***** Information provided *****

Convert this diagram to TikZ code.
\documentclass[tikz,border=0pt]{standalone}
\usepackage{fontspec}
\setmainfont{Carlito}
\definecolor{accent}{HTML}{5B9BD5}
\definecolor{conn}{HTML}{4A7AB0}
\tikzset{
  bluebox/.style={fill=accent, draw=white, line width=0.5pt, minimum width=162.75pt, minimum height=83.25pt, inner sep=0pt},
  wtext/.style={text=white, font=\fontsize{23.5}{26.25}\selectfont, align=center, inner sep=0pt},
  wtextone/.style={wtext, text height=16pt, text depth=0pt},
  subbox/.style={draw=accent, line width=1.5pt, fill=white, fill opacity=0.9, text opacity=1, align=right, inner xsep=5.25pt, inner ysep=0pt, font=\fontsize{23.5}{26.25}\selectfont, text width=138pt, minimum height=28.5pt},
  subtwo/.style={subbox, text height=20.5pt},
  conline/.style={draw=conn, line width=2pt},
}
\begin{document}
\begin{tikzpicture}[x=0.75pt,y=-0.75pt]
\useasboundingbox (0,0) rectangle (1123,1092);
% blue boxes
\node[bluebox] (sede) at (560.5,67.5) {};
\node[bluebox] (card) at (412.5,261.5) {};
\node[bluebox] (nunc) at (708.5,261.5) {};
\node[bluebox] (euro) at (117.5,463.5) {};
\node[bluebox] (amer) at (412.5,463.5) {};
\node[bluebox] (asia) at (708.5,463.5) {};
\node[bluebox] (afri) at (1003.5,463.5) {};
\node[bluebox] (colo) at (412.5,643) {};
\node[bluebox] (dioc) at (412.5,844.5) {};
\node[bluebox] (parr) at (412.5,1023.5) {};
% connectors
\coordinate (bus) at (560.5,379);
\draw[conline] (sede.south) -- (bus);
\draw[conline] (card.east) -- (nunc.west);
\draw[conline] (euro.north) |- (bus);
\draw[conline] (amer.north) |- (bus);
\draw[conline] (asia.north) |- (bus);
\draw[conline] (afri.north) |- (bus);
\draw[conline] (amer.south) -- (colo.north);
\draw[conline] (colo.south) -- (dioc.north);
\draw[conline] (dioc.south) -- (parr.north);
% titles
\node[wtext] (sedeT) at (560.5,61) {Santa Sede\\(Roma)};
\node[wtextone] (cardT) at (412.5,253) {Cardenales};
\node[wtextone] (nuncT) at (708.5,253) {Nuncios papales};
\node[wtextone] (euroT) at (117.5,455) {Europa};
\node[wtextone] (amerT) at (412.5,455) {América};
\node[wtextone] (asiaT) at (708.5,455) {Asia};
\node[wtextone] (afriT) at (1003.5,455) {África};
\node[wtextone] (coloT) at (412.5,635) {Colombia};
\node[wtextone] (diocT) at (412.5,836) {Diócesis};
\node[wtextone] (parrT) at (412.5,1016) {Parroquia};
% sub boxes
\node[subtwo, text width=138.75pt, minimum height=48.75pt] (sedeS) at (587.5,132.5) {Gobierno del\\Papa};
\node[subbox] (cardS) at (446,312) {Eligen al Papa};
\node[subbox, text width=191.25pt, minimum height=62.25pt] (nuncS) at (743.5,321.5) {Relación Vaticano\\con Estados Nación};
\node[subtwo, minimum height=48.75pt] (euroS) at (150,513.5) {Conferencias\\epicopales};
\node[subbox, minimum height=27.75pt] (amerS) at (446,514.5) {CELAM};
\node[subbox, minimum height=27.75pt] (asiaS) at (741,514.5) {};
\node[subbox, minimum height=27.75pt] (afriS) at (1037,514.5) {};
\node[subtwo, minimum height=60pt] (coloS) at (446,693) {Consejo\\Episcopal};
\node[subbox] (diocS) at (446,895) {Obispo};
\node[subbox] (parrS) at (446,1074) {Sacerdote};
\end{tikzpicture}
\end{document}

*****

* Aim of the exercise
Your task is to repeat each line of the material exactly.

* Task answer
Convert this diagram to TikZ code.
\documentclass[tikz,border=0pt]{standalone}
\usepackage{fontspec}
\setmainfont{Carlito}
\definecolor{accent}{HTML}{5B9BD5}
\definecolor{conn}{HTML}{4A7AB0}
\tikzset{
  bluebox/.style={fill=accent, draw=white, line width=0.5pt, minimum width=162.75pt, minimum height=83.25pt, inner sep=0pt},
  wtext/.style={text=white, font=\fontsize{23.5}{26.25}\selectfont, align=center, inner sep=0pt},
  wtextone/.style={wtext, text height=16pt, text depth=0pt},
  subbox/.style={draw=accent, line width=1.5pt, fill=white, fill opacity=0.9, text opacity=1, align=right, inner xsep=5.25pt, inner ysep=0pt, font=\fontsize{23.5}{26.25}\selectfont, text width=138pt, minimum height=28.5pt},
  subtwo/.style={subbox, text height=20.5pt},
  conline/.style={draw=conn, line width=2pt},
}
\begin{document}
\begin{tikzpicture}[x=0.75pt,y=-0.75pt]
\useasboundingbox (0,0) rectangle (1123,1092);
% blue boxes
\node[bluebox] (sede) at (560.5,67.5) {};
\node[bluebox] (card) at (412.5,261.5) {};
\node[bluebox] (nunc) at (708.5,261.5) {};
\node[bluebox] (euro) at (117.5,463.5) {};
\node[bluebox] (amer) at (412.5,463.5) {};
\node[bluebox] (asia) at (708.5,463.5) {};
\node[bluebox] (afri) at (1003.5,463.5) {};
\node[bluebox] (colo) at (412.5,643) {};
\node[bluebox] (dioc) at (412.5,844.5) {};
\node[bluebox] (parr) at (412.5,1023.5) {};
% connectors
\coordinate (bus) at (560.5,379);
\draw[conline] (sede.south) -- (bus);
\draw[conline] (card.east) -- (nunc.west);
\draw[conline] (euro.north) |- (bus);
\draw[conline] (amer.north) |- (bus);
\draw[conline] (asia.north) |- (bus);
\draw[conline] (afri.north) |- (bus);
\draw[conline] (amer.south) -- (colo.north);
\draw[conline] (colo.south) -- (dioc.north);
\draw[conline] (dioc.south) -- (parr.north);
% titles
\node[wtext] (sedeT) at (560.5,61) {Santa Sede\\(Roma)};
\node[wtextone] (cardT) at (412.5,253) {Cardenales};
\node[wtextone] (nuncT) at (708.5,253) {Nuncios papales};
\node[wtextone] (euroT) at (117.5,455) {Europa};
\node[wtextone] (amerT) at (412.5,455) {América};
\node[wtextone] (asiaT) at (708.5,455) {Asia};
\node[wtextone] (afriT) at (1003.5,455) {África};
\node[wtextone] (coloT) at (412.5,635) {Colombia};
\node[wtextone] (diocT) at (412.5,836) {Diócesis};
\node[wtextone] (parrT) at (412.5,1016) {Parroquia};
% sub boxes
\node[subtwo, text width=138.75pt, minimum height=48.75pt] (sedeS) at (587.5,132.5) {Gobierno del\\Papa};
\node[subbox] (cardS) at (446,312) {Eligen al Papa};
\node[subbox, text width=191.25pt, minimum height=62.25pt] (nuncS) at (743.5,321.5) {Relación Vaticano\\con Estados Nación};
\node[subtwo, minimum height=48.75pt] (euroS) at (150,513.5) {Conferencias\\epicopales};
\node[subbox, minimum height=27.75pt] (amerS) at (446,514.5) {CELAM};
\node[subbox, minimum height=27.75pt] (asiaS) at (741,514.5) {};
\node[subbox, minimum height=27.75pt] (afriS) at (1037,514.5) {};
\node[subtwo, minimum height=60pt] (coloS) at (446,693) {Consejo\\Episcopal};
\node[subbox] (diocS) at (446,895) {Obispo};
\node[subbox] (parrS) at (446,1074) {Sacerdote};
\end{tikzpicture}
\end{document}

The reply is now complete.